The crow, one of the world's most misunderstood birds

Why crows are one of the most misunderstood birds out there

By Angela Garrity, Guest blogger

Corvids are misunderstood birds that have mystified people for centuries. The glossy black birds known commonly as crows and ravens get the brunt end over untrue associations that are nested in myths, legends, Hollywood and horror.

A close up photo of a black crow sitting outside

Often represented as mystical, these noisy birds exhibit strange behaviors not seen by other bird species that likely aided in them earning their bad reputation. Causing damage to property, harming crops, strewing trash and transferring disease isn’t exactly ideal traits of corvids, but these birds are fascinating creatures when it comes to their brilliant minds. 

Crows are among the few animals that exhibit a social response to a dead member of their species, so all that cackling is for a reason. Crow funerals aren’t so much about mourning their fallen friends, as they are about learning from their mistakes, according to Mental Floss.

In an article by Science Alert, they dove into thirteen reason why crows and ravens are the smartest birds and some of these examples are truly remarkable. The birds have the ability to reason out cause and effect, talking solving puzzles and playing.

These birds are fiercely independent and do what they want. Sometimes, that stubbornness and love of playing pranks even resonates onto humans and comes in the form of gifts and gags.

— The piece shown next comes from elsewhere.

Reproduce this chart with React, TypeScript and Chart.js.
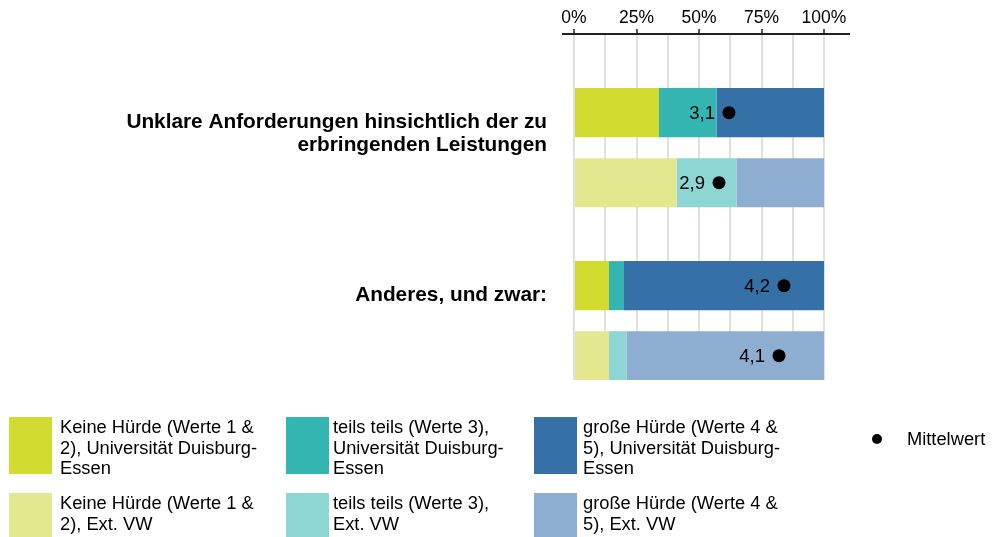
import React, { useEffect, useRef } from "react";
import { Chart, registerables } from "chart.js";

Chart.register(...registerables);

// ---- data ----
const groupLabels: string[][] = [
  ["Unklare Anforderungen hinsichtlich der zu", "erbringenden Leistungen"],
  ["Anderes, und zwar:"],
];

// shares in percent per group (Universität Duisburg-Essen)
const keineUDE = [34, 14];
const teilsUDE = [23, 6];
const grosseUDE = [43, 80];

// shares in percent per group (Ext. VW)
const keineVW = [41, 14];
const teilsVW = [24, 7];
const grosseVW = [35, 79];

// mean ratings on the 1–5 scale
const meanUDE = [3.1, 4.2];
const meanVW = [2.9, 4.1];
const RATING_MAX = 5;

const gridValues = [0, 12.5, 25, 37.5, 50, 62.5, 75, 87.5, 100];
const tickValues = [0, 25, 50, 75, 100];
const tickLabels = ["0%", "25%", "50%", "75%", "100%"];

const COLORS = {
  keineUDE: "#d1db30",
  teilsUDE: "#33b5b2",
  grosseUDE: "#3570a7",
  keineVW: "#e3e88e",
  teilsVW: "#8ed6d3",
  grosseVW: "#8eaed1",
};

const legendItems = [
  { color: COLORS.keineUDE, lines: ["Keine Hürde (Werte 1 &", "2), Universität Duisburg-", "Essen"] },
  { color: COLORS.teilsUDE, lines: ["teils teils (Werte 3),", "Universität Duisburg-", "Essen"] },
  { color: COLORS.grosseUDE, lines: ["große Hürde (Werte 4 &", "5), Universität Duisburg-", "Essen"] },
  { color: COLORS.keineVW, lines: ["Keine Hürde (Werte 1 &", "2), Ext. VW"] },
  { color: COLORS.teilsVW, lines: ["teils teils (Werte 3),", "Ext. VW"] },
  { color: COLORS.grosseVW, lines: ["große Hürde (Werte 4 &", "5), Ext. VW"] },
];

const FONT = '"Liberation Sans", Arial, sans-serif';
const CAT_PCT = 0.81;
const BAR_PCT = 0.7;

const fmt = (v: number) => v.toFixed(1).replace(".", ",");

// group labels to the left of the plot, first line set above the group centre
const groupLabelPlugin = {
  id: "groupLabels",
  afterDraw(chart: any) {
    const ctx = chart.ctx;
    const y = chart.scales.y;
    ctx.save();
    ctx.font = `bold 20.8px ${FONT}`;
    ctx.fillStyle = "#000";
    ctx.textAlign = "right";
    ctx.textBaseline = "middle";
    groupLabels.forEach((lines, i) => {
      const top = y.getPixelForValue(i) - 25.5;
      lines.forEach((line, k) => ctx.fillText(line, 547, top + k * 23.3));
    });
    ctx.restore();
  },
};

// mean value text to the left of each mean marker
const meanLabelPlugin = {
  id: "meanLabels",
  afterDraw(chart: any) {
    const ctx = chart.ctx;
    const meta = chart.getDatasetMeta(0);
    const ds = chart.data.datasets[0];
    ctx.save();
    ctx.font = `18.5px ${FONT}`;
    ctx.fillStyle = "#000";
    ctx.textAlign = "right";
    ctx.textBaseline = "middle";
    meta.data.forEach((pt: any, i: number) => {
      const m = ds.data[i].mean;
      ctx.fillText(fmt(m), pt.x - 14, pt.y + 1.5);
    });
    ctx.restore();
  },
};

export default function App() {
  const ref = useRef<HTMLCanvasElement>(null);

  useEffect(() => {
    const bar = (label: string, values: number[], stack: string, color: string) => ({
      type: "bar" as const,
      label,
      data: values.map((v, i) => ({ x: v, y: i })),
      stack,
      backgroundColor: color,
      borderWidth: 0,
      categoryPercentage: CAT_PCT,
      barPercentage: BAR_PCT,
    });

    const meanPoints = [
      ...meanUDE.map((m, i) => ({ x: (m / RATING_MAX) * 100, y: i - CAT_PCT / 4, mean: m })),
      ...meanVW.map((m, i) => ({ x: (m / RATING_MAX) * 100, y: i + CAT_PCT / 4, mean: m })),
    ];

    const chart = new Chart(ref.current!, {
      type: "bar",
      data: {
        datasets: [
          {
            type: "scatter",
            label: "Mittelwert",
            data: meanPoints,
            indexAxis: "x",
            backgroundColor: "#000",
            borderWidth: 0,
            pointRadius: 6.5,
            order: -1,
          } as any,
          bar("Keine Hürde (Werte 1 & 2), Universität Duisburg-Essen", keineUDE, "UDE", COLORS.keineUDE),
          bar("teils teils (Werte 3), Universität Duisburg-Essen", teilsUDE, "UDE", COLORS.teilsUDE),
          bar("große Hürde (Werte 4 & 5), Universität Duisburg-Essen", grosseUDE, "UDE", COLORS.grosseUDE),
          bar("Keine Hürde (Werte 1 & 2), Ext. VW", keineVW, "VW", COLORS.keineVW),
          bar("teils teils (Werte 3), Ext. VW", teilsVW, "VW", COLORS.teilsVW),
          bar("große Hürde (Werte 4 & 5), Ext. VW", grosseVW, "VW", COLORS.grosseVW),
        ],
      },
      options: {
        responsive: false,
        animation: false,
        indexAxis: "y",
        layout: { padding: { left: 563, right: 143, top: 8, bottom: 157 } },
        plugins: { legend: { display: false }, tooltip: { enabled: false } },
        scales: {
          x: {
            type: "linear",
            position: "top",
            stacked: true,
            min: -4.4,
            max: 110,
            z: 1,
            afterBuildTicks: (s: any) => {
              s.ticks = gridValues.map((v) => ({ value: v }));
            },
            ticks: {
              autoSkip: false,
              maxRotation: 0,
              padding: 0,
              color: "#000",
              font: { family: FONT, size: 17.5 },
              callback: (v: any) => {
                const i = tickValues.indexOf(Number(v));
                return i >= 0 ? tickLabels[i] : "";
              },
            },
            grid: {
              color: "rgba(90,90,90,0.19)",
              lineWidth: 2,
              tickLength: 5,
              tickWidth: 1.5,
              tickColor: (c: any) =>
                c.tick && tickValues.includes(c.tick.value) ? "#222" : "rgba(0,0,0,0)",
            },
            border: { display: true, color: "#222", width: 2 },
          },
          y: {
            type: "linear",
            reverse: true,
            min: -0.657,
            max: 1.343,
            offset: false,
            display: false,
            // one tick per group so bar widths follow the group spacing
            afterBuildTicks: (s: any) => {
              s.ticks = groupLabels.map((_, i) => ({ value: i }));
            },
          },
        },
      } as any,
      plugins: [groupLabelPlugin, meanLabelPlugin],
    });
    return () => chart.destroy();
  }, []);

  const boxLeft = [9, 286, 534];
  const textLeft = [60, 333, 583];
  const rowTop = [417, 493];

  return (
    <div
      style={{
        position: "fixed",
        left: 0,
        top: 0,
        width: 992,
        height: 537,
        overflow: "hidden",
        background: "#fff",
      }}
    >
      <canvas ref={ref} width={992} height={537} style={{ position: "absolute", left: 0, top: 0 }} />
      {legendItems.map((it, k) => {
        const col = k % 3;
        const row = Math.floor(k / 3);
        return (
          <React.Fragment key={k}>
            <div
              style={{
                position: "absolute",
                left: boxLeft[col],
                top: rowTop[row],
                width: 43,
                height: 57,
                background: it.color,
              }}
            />
            <div
              style={{
                position: "absolute",
                left: textLeft[col],
                top: rowTop[row],
                font: `18.3px ${FONT}`,
                lineHeight: "20.5px",
                whiteSpace: "nowrap",
                color: "#000",
              }}
            >
              {it.lines.map((l, i) => (
                <div key={i}>{l}</div>
              ))}
            </div>
          </React.Fragment>
        );
      })}
      <div
        style={{
          position: "absolute",
          left: 872,
          top: 434,
          width: 10,
          height: 10,
          borderRadius: "50%",
          background: "#000",
        }}
      />
      <div
        style={{
          position: "absolute",
          left: 907,
          top: 428.75,
          font: `18.3px ${FONT}`,
          lineHeight: "20.5px",
          whiteSpace: "nowrap",
          color: "#000",
        }}
      >
        Mittelwert
      </div>
    </div>
  );
}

Wild Child shared the story of an eight-year-old Seattle girl who started feeding crows in her family’s garden. Now, this flock reciprocates her generosity of sharing her food in the form of giving her small tokens of appreciation such as Lego pieces, beads, buttons, paper clips and pieces of foam.

These gifts from the murder are not always pleasant, as the girl once received a rotting crab claw. They can’t all be winners, right?

Corvids love to play pranks on humans and other animals aren’t safe either. Corvids use their intelligence and ability to mimic sounds for their own personal amusement

Corvids have adapted well to living amongst humans, and for many, this is their new norm.